For Moscow, the division of Kherson and Zaporizhzhia is not a problem because the Russian Federation’s Constitution does not precisely define the borders of the four Ukrainian regions annexed.
In general, there is no major issue with the de facto division of Ukraine; both in Brussels and Kyiv, it is understood that it is impossible to recover the lost territories, and they could agree to a “freezing” of the conflict.
The obstacle is that the Ukrainians do not want to relinquish, for strategic and economic reasons, part of the Donetsk region that they control. Besides being rich in natural resources, if they gave it up, Russia would practically have an open path to central Ukraine. On the other hand, the conquest of the entire Donbas is symbolically necessary for Russia to declare victory.

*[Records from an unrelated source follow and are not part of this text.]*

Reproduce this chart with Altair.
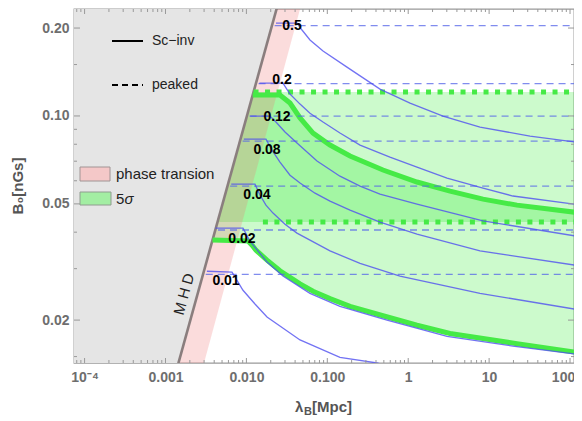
import altair as alt
import pandas as pd

W, H = 500, 354
FONT = "Liberation Sans"

# ---------------- data ----------------
LAM_DOMAIN = [7.4e-5, 112.0]
B_DOMAIN = [0.01426, 0.2324]
LAM_FAR_LEFT = 5e-5
LAM_FAR_RIGHT = 140.0

# MHD limit line and phase-transition band (right edge)
MHD_B = [0.0138, 0.2400]
MHD_LAM = [0.00140, 0.02437]
PT_LAM = [0.0029, 0.0475]

# 5 sigma region, peaked spectrum (horizontal band)
PEAK_LO = 0.0433
PEAK_HI = 0.1208
PEAK_LO_START = 0.016

# 5 sigma region, scale-invariant spectrum
SC_LAM = [5e-5, 0.01047, 0.01197, 0.01314, 0.01798, 0.0260, 0.0346, 0.0460, 0.0666,
          0.1080, 0.191, 0.488, 1.284, 3.29, 8.41, 22.1, 140.0]
SC_LO = [0.0376, 0.0373, 0.0359, 0.0347, 0.0321, 0.0295, 0.0280, 0.0266, 0.0251,
         0.0237, 0.0223, 0.0207, 0.0192, 0.0180, 0.0173, 0.0166, 0.0154]
SC_HI = [0.1179, 0.1179, 0.1179, 0.1179, 0.1179, 0.1179, 0.1107, 0.0984, 0.0874,
         0.0795, 0.0729, 0.0653, 0.0594, 0.0553, 0.0519, 0.0495, 0.0465]

# solid (Sc-inv) contours
C001_LAM = [0.00325, 0.00664, 0.00908, 0.01277, 0.01798, 0.0460, 0.1434, 0.411, 0.595]
C001_B = [0.0294, 0.0292, 0.0253, 0.0227, 0.0205, 0.0171, 0.0149, 0.01426, 0.0139]
C002_LAM = [0.00415, 0.00908, 0.01107, 0.01798, 0.0283, 0.0611, 0.1434, 0.547, 3.02, 19.7, 140.0]
C002_B = [0.0413, 0.0413, 0.0373, 0.0316, 0.0283, 0.0247, 0.0223, 0.0200, 0.0176, 0.0163, 0.0152]
C004_LAM = [0.00650, 0.01277, 0.01472, 0.01745, 0.02133, 0.0300, 0.0422, 0.1080, 0.254, 0.791, 7.72, 140.0]
C004_B = [0.0584, 0.0584, 0.0536, 0.0495, 0.0465, 0.0426, 0.0397, 0.0345, 0.0313, 0.0283, 0.0247, 0.0216]
C008_LAM = [0.00930, 0.01745, 0.0207, 0.0260, 0.0346, 0.0460, 0.0705, 0.1080, 0.191, 0.448, 1.284, 7.72, 140.0]
C008_B = [0.0833, 0.0833, 0.0764, 0.0695, 0.0627, 0.0589, 0.0544, 0.0511, 0.0476, 0.0433, 0.0394, 0.0345, 0.0306]
C012_LAM = [0.01115, 0.01957, 0.0232, 0.0300, 0.0422, 0.0746, 0.1434, 0.254, 0.448, 1.284, 8.41, 140.0]
C012_B = [0.0999, 0.0999, 0.0953, 0.0881, 0.0808, 0.0701, 0.0622, 0.0575, 0.0540, 0.0499, 0.0437, 0.0385]
C02_LAM = [0.01447, 0.0283, 0.0346, 0.0460, 0.0611, 0.0885, 0.1434, 0.254, 0.595, 1.284, 3.02, 8.41, 19.7, 140.0]
C02_B = [0.1296, 0.1296, 0.1189, 0.1098, 0.1022, 0.0953, 0.0874, 0.0795, 0.0723, 0.0668, 0.0613, 0.0566, 0.0532, 0.0495]
C05_LAM = [0.0232, 0.0422, 0.0487, 0.0611, 0.0885, 0.175, 0.448, 1.053, 2.69, 7.72, 32.0, 140.0]
C05_B = [0.208, 0.208, 0.1969, 0.182, 0.1668, 0.147, 0.1236, 0.1107, 0.0999, 0.0916, 0.0853, 0.0808]

# dashed (peaked) contours: horizontal levels
DASHED_LEVELS = [0.0287, 0.0407, 0.0575, 0.0820, 0.0999, 0.1290, 0.2040]

# contour labels
LABEL_TEXT = ["0.5", "0.2", "0.12", "0.08", "0.04", "0.02", "0.01"]
LABEL_LAM = [0.0366, 0.0275, 0.0239, 0.01798, 0.01352, 0.00882, 0.0056]
LABEL_B = [0.2032, 0.1327, 0.0991, 0.0764, 0.0536, 0.0379, 0.0272]

MHD_TEXT_LAM = [0.001694]
MHD_TEXT_B = [0.02455]

# axis ticks
X_MAJOR = [1e-4, 1e-3, 1e-2, 1e-1, 1.0, 10.0, 100.0]
X_LABELS = ["10⁻⁴", "0.001", "0.010", "0.100", "1", "10", "100"]
X_MINOR = [m * 10.0 ** k for k in range(-5, 3) for m in range(2, 10)
           if LAM_DOMAIN[0] <= m * 10.0 ** k <= LAM_DOMAIN[1]]
Y_MAJOR = [0.02, 0.05, 0.10, 0.20]
Y_LABELS = ["0.02", "0.05", "0.10", "0.20"]
Y_MINOR = [0.015, 0.03, 0.04, 0.06, 0.07, 0.08, 0.09, 0.15]

# ---------------- scales / axes ----------------
xs = alt.Scale(type="log", domain=LAM_DOMAIN, nice=False)
ys = alt.Scale(type="log", domain=B_DOMAIN, nice=False)

x_expr = " : ".join(
    f"abs(log(datum.value)/LN10 - ({i - 4})) < 0.01 ? '{lab}'" for i, lab in enumerate(X_LABELS)
) + " : ''"
y_expr = " : ".join(
    f"abs(datum.value - {v}) < 0.001 ? '{lab}'" for v, lab in zip(Y_MAJOR, Y_LABELS)
) + " : ''"

x_axis = alt.Axis(values=X_MAJOR, labelExpr=x_expr, tickSize=0, domain=False, grid=False,
                  title="", labelFont=FONT, labelFontWeight="bold", labelFontSize=14,
                  labelColor="#6e6e6e", labelPadding=7, labelFlush=False, labelOverlap=False,
                  labelOffset={"condition": {"test": "datum.value > 50", "value": -7}, "value": 0})
y_axis = alt.Axis(values=Y_MAJOR, labelExpr=y_expr, tickSize=0, domain=False, grid=False,
                  title="", labelFont=FONT, labelFontWeight="bold", labelFontSize=14,
                  labelColor="#6e6e6e", labelPadding=5, labelFlush=False, labelOverlap=False)


def X(f):
    return alt.X(f"{f}:Q", scale=xs, axis=x_axis)


def Y(f):
    return alt.Y(f"{f}:Q", scale=ys, axis=y_axis)


K = MHD_B[0] / MHD_LAM[0]

# ---------------- layers ----------------
peak_df = pd.DataFrame({"lam": [LAM_FAR_LEFT], "lam2": [LAM_FAR_RIGHT], "B": [PEAK_LO], "B2": [PEAK_HI]})
peak_fill = alt.Chart(peak_df).mark_rect(color="#00e600", opacity=0.2, clip=True).encode(
    x=X("lam"), x2="lam2:Q", y=Y("B"), y2="B2:Q")

sc_df = pd.DataFrame({"lam": SC_LAM, "lo": SC_LO, "hi": SC_HI})
sc_fill = alt.Chart(sc_df).mark_area(color="#00e600", opacity=0.2, clip=True).encode(
    x=X("lam"), y=Y("lo"), y2="hi:Q")

band_df = pd.DataFrame({"B": MHD_B, "l1": MHD_LAM, "l2": PT_LAM})
pink = alt.Chart(band_df).mark_area(orient="horizontal", color="#f07878", opacity=0.26, clip=True).encode(
    y=Y("B"), x=X("l1"), x2="l2:Q")

gray_df = pd.DataFrame({"B": MHD_B, "l1": [LAM_FAR_LEFT, LAM_FAR_LEFT], "l2": MHD_LAM})
gray = alt.Chart(gray_df).mark_area(orient="horizontal", color="#e5e5e5", opacity=1, clip=True).encode(
    y=Y("B"), x=X("l1"), x2="l2:Q")

mhd_df = pd.DataFrame({"lam": MHD_LAM, "B": MHD_B})
mhd_line = alt.Chart(mhd_df).mark_line(color="#8a7e7e", strokeWidth=2.6, clip=True).encode(
    x=X("lam"), y=Y("B"))

lo_line_df = pd.DataFrame({"lam": [max(l, b / K) for l, b in zip(SC_LAM, SC_LO)], "B": SC_LO})
hi_line_df = pd.DataFrame({"lam": [max(l, b / K) for l, b in zip(SC_LAM, SC_HI)], "B": SC_HI})
GREEN = "#46ea46"
lo_line = alt.Chart(lo_line_df).mark_line(color=GREEN, strokeWidth=5, clip=True).encode(
    x=X("lam"), y=Y("B"))
hi_line = alt.Chart(hi_line_df).mark_line(color=GREEN, strokeWidth=5, clip=True).encode(
    x=X("lam"), y=Y("B"))

pk_df = pd.DataFrame({
    "lam": [PEAK_HI / K, LAM_FAR_RIGHT, PEAK_LO_START, LAM_FAR_RIGHT],
    "B": [PEAK_HI, PEAK_HI, PEAK_LO, PEAK_LO],
    "g": ["hi", "hi", "lo", "lo"]})
pk_lines = alt.Chart(pk_df).mark_line(color=GREEN, strokeWidth=5, strokeDash=[5, 6.5],
                                       strokeCap="butt", clip=True).encode(
    x=X("lam"), y=Y("B"), detail="g:N")

rows = []
for name, lams, bs in [("0.01", C001_LAM, C001_B), ("0.02", C002_LAM, C002_B),
                       ("0.04", C004_LAM, C004_B), ("0.08", C008_LAM, C008_B),
                       ("0.12", C012_LAM, C012_B), ("0.2", C02_LAM, C02_B),
                       ("0.5", C05_LAM, C05_B)]:
    for i, (l, b) in enumerate(zip(lams, bs)):
        rows.append({"lev": name, "i": i, "lam": l, "B": b})
solid_df = pd.DataFrame(rows)
solid = alt.Chart(solid_df).mark_line(color="#4f4ff0", opacity=0.8, strokeWidth=1.3, clip=True).encode(
    x=X("lam"), y=Y("B"), detail="lev:N", order="i:Q")

drows = []
for lev in DASHED_LEVELS:
    drows.append({"lev": lev, "lam": lev / K * 1.08, "B": lev})
    drows.append({"lev": lev, "lam": LAM_FAR_RIGHT, "B": lev})
dashed_df = pd.DataFrame(drows)
dashed = alt.Chart(dashed_df).mark_line(color="#5566e8", opacity=0.75, strokeWidth=1.3,
                                        strokeDash=[7, 5], clip=True).encode(
    x=X("lam"), y=Y("B"), detail="lev:N")

lab_df = pd.DataFrame({"lam": LABEL_LAM, "B": LABEL_B, "t": LABEL_TEXT})
labels = alt.Chart(lab_df).mark_text(font=FONT, fontSize=14, fontWeight="bold", color="black",
                                     align="center", baseline="middle").encode(
    x=X("lam"), y=Y("B"), text="t:N")

mhd_txt_df = pd.DataFrame({"lam": MHD_TEXT_LAM, "B": MHD_TEXT_B, "t": ["M H D"]})
mhd_txt = alt.Chart(mhd_txt_df).mark_text(font=FONT, fontSize=15, color="#222222", angle=285.5,
                                          align="center", baseline="middle").encode(
    x=X("lam"), y=Y("B"), text="t:N")

TICK = "#999999"
xmaj_df = pd.DataFrame({"lam": X_MAJOR})
xmin_df = pd.DataFrame({"lam": X_MINOR})
ymaj_df = pd.DataFrame({"B": Y_MAJOR})
ymin_df = pd.DataFrame({"B": Y_MINOR})
ticks = []
for df, ln in [(xmaj_df, 5), (xmin_df, 3)]:
    ticks.append(alt.Chart(df).mark_rule(color=TICK, strokeWidth=1).encode(
        x=X("lam"), y=alt.value(H), y2=alt.value(H - ln)))
    ticks.append(alt.Chart(df).mark_rule(color=TICK, strokeWidth=1).encode(
        x=X("lam"), y=alt.value(0), y2=alt.value(ln)))
for df, ln in [(ymaj_df, 6), (ymin_df, 3)]:
    ticks.append(alt.Chart(df).mark_rule(color=TICK, strokeWidth=1).encode(
        y=Y("B"), x=alt.value(0), x2=alt.value(ln)))
    ticks.append(alt.Chart(df).mark_rule(color=TICK, strokeWidth=1).encode(
        y=Y("B"), x=alt.value(W), x2=alt.value(W - ln)))

one = pd.DataFrame({"k": [0]})


def txt(s, x, y, size=14, weight="normal", style="normal", color="#222222", align="left", angle=0):
    return alt.Chart(pd.DataFrame({"s": [s]})).mark_text(
        font=FONT, fontSize=size, fontWeight=weight, fontStyle=style, color=color,
        align=align, baseline="middle", angle=angle).encode(
        x=alt.value(x), y=alt.value(y), text="s:N")


legend = [
    alt.Chart(one).mark_rule(color="black", strokeWidth=2).encode(
        x=alt.value(38), x2=alt.value(69), y=alt.value(32)),
    alt.Chart(one).mark_rule(color="black", strokeWidth=2, strokeDash=[6, 4]).encode(
        x=alt.value(38), x2=alt.value(69), y=alt.value(76)),
    txt("Sc−inv", 78, 32, size=14),
    txt("peaked", 78, 76, size=14),
    alt.Chart(one).mark_rect(color="#f4c8c8", stroke="#a09494", strokeWidth=1).encode(
        x=alt.value(6), x2=alt.value(36), y=alt.value(158), y2=alt.value(172)),
    alt.Chart(one).mark_rect(color="#a3eea3", stroke="#909c90", strokeWidth=1).encode(
        x=alt.value(6), x2=alt.value(37), y=alt.value(183), y2=alt.value(196)),
    txt("phase transion", 42, 165, size=15),
    txt("5", 42, 190, size=15),
    txt("σ", 50.5, 190, size=15, style="italic"),
]

titles = [
    txt("B₀[nGs]", -56, 177, size=15, weight="bold", color="#555555", align="center", angle=270),
    txt("λ", 221, 398, size=15, weight="bold", color="#555555"),
    txt("B", 230, 403, size=11, weight="bold", color="#555555"),
    txt("[Mpc]", 238, 398, size=15, weight="bold", color="#555555"),
]

chart = alt.layer(
    peak_fill, sc_fill, pink, gray, mhd_line,
    lo_line, hi_line, pk_lines, dashed, solid, labels, mhd_txt,
    *ticks, *legend, *titles
).properties(
    width=W, height=H,
    autosize=alt.AutoSizeParams(type="none"),
    padding={"left": 66, "top": 1, "right": 0, "bottom": 58},
).configure_view(stroke="#999999", strokeWidth=1.3)

chart.save("out.html", embed_options={"renderer": "svg", "actions": False})
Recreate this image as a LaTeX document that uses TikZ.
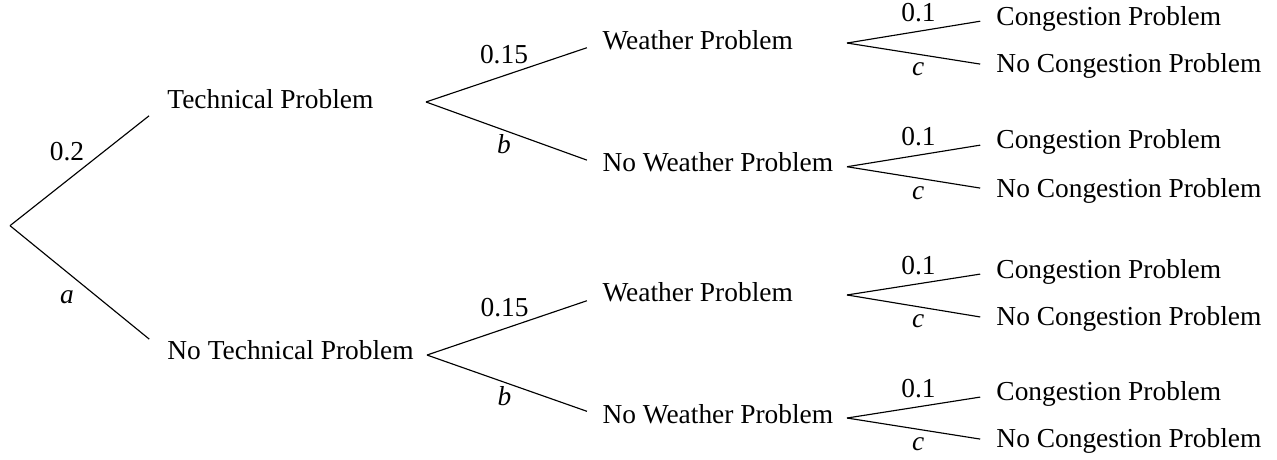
\documentclass[tikz,border=0pt]{standalone}
\usepackage{fontspec}
\setmainfont{Liberation Serif}
\usepackage{tikz}
\usetikzlibrary{positioning}

\begin{document}
\begin{tikzpicture}[
  font=\fontsize{12}{14}\selectfont,
  event/.style={
    anchor=base west, inner sep=0pt,
    text height=8.2pt, text depth=2.6pt
  },
  branch/.style={line width=0.5pt, shorten >=7pt},
  prob/.style={inner sep=0pt}
]
\useasboundingbox (0,0) rectangle (19.646,-7.062);

% forks
\coordinate (root) at (0.154,-3.472);
\coordinate (ftp)  at (6.554,-1.569);
\coordinate (fntp) at (6.569,-5.462);
\coordinate (fw1)  at (13.031,-0.662);
\coordinate (fnw1) at (13.031,-2.565);
\coordinate (fw2)  at (13.031,-4.538);
\coordinate (fnw2) at (13.031,-6.431);

% first stage
\node[event] (tp)  at (2.569,-1.662) {Technical Problem};
\node[event] (ntp) at (2.569,-5.538) {No Technical Problem};

% second stage
\node[event] (wp1)  at (9.262,-0.754) {Weather Problem};
\node[event] (nwp1) at (9.262,-2.646) {No Weather Problem};
\node[event] (wp2)  at (9.262,-4.646) {Weather Problem};
\node[event] (nwp2) at (9.262,-6.508) {No Weather Problem};

% third stage
\node[event] (cp1)  at (15.323,-0.385) {Congestion Problem};
\node[event] (ncp1) at (15.323,-1.123) {No Congestion Problem};
\node[event] (cp2)  at (15.323,-2.292) {Congestion Problem};
\node[event] (ncp2) at (15.323,-3.031) {No Congestion Problem};
\node[event] (cp3)  at (15.323,-4.277) {Congestion Problem};
\node[event] (ncp3) at (15.323,-5.015) {No Congestion Problem};
\node[event] (cp4)  at (15.323,-6.169) {Congestion Problem};
\node[event] (ncp4) at (15.323,-6.892) {No Congestion Problem};

\draw[branch, shorten >=10pt] (root) --
  node[prob, pos=0.363, above=8.5pt] {0.2} (tp.west);
\draw[branch, shorten >=10pt] (root) --
  node[prob, pos=0.363, below=8pt] {\textit{a}} (ntp.west);

\draw[branch] (ftp) --
  node[prob, pos=0.443, above=5pt] {0.15} (wp1.west);
\draw[branch] (ftp) --
  node[prob, pos=0.443, below=1.5pt] {\textit{b}} (nwp1.west);
\draw[branch] (fntp) --
  node[prob, pos=0.443, above=5pt] {0.15} (wp2.west);
\draw[branch] (fntp) --
  node[prob, pos=0.443, below=1.5pt] {\textit{b}} (nwp2.west);

\draw[branch] (fw1) --
  node[prob, pos=0.48, above=3.7pt] {0.1} (cp1.west);
\draw[branch] (fw1) --
  node[prob, pos=0.477, below=3.4pt] {\textit{c}} (ncp1.west);
\draw[branch] (fnw1) --
  node[prob, pos=0.48, above=3.7pt] {0.1} (cp2.west);
\draw[branch] (fnw1) --
  node[prob, pos=0.477, below=3.4pt] {\textit{c}} (ncp2.west);
\draw[branch] (fw2) --
  node[prob, pos=0.48, above=3.7pt] {0.1} (cp3.west);
\draw[branch] (fw2) --
  node[prob, pos=0.477, below=3.4pt] {\textit{c}} (ncp3.west);
\draw[branch] (fnw2) --
  node[prob, pos=0.48, above=3.7pt] {0.1} (cp4.west);
\draw[branch] (fnw2) --
  node[prob, pos=0.477, below=3.4pt] {\textit{c}} (ncp4.west);

\end{tikzpicture}
\end{document}
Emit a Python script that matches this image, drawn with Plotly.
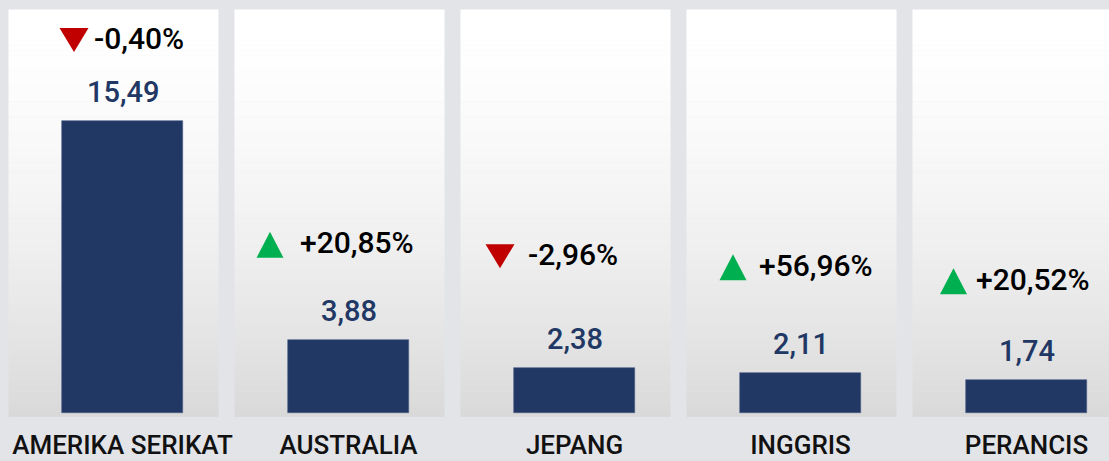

Ukraine, as well as the EU and its most important member states, cannot agree to the legalization of the seizure of part of Ukrainian territory. Recognizing the de facto situation on the ground is one thing, but recognizing a change in borders through the use of military force is quite another.
Paradoxically, Ukraine and the EU find themselves in a very similar position as Serbia regarding Kosovo: they must acknowledge the factual situation, but they cannot recognize it de iure.
What has been said previously is the most dangerous trap for the bromance between Trump and Putin and the realization of their dreams: Donald wants to win a Nobel Prize, and Putin wants to restore the “USSR.”
However, Putin has no intention of helping Trump win the Nobel Peace Prize, and Donald will not allow Vladimir to establish dominance over the former USSR space, and sooner or later, a direct confrontation will be inevitable—unless Trump’s term ends first.
AND THE EU IS ALREADY PAYING THE PRICE FOR UKRAINE
The EU and its most significant member states have already taken on almost the entire burden of paying the bill for arming Ukraine. Of course, the weapons intended for the former Soviet republic are still, to a large extent, “Made in the USA”—between 80 and 90 percent—but the EU and its members are covering 90 percent of the weapons, military materials, and ammunition being delivered to Ukraine.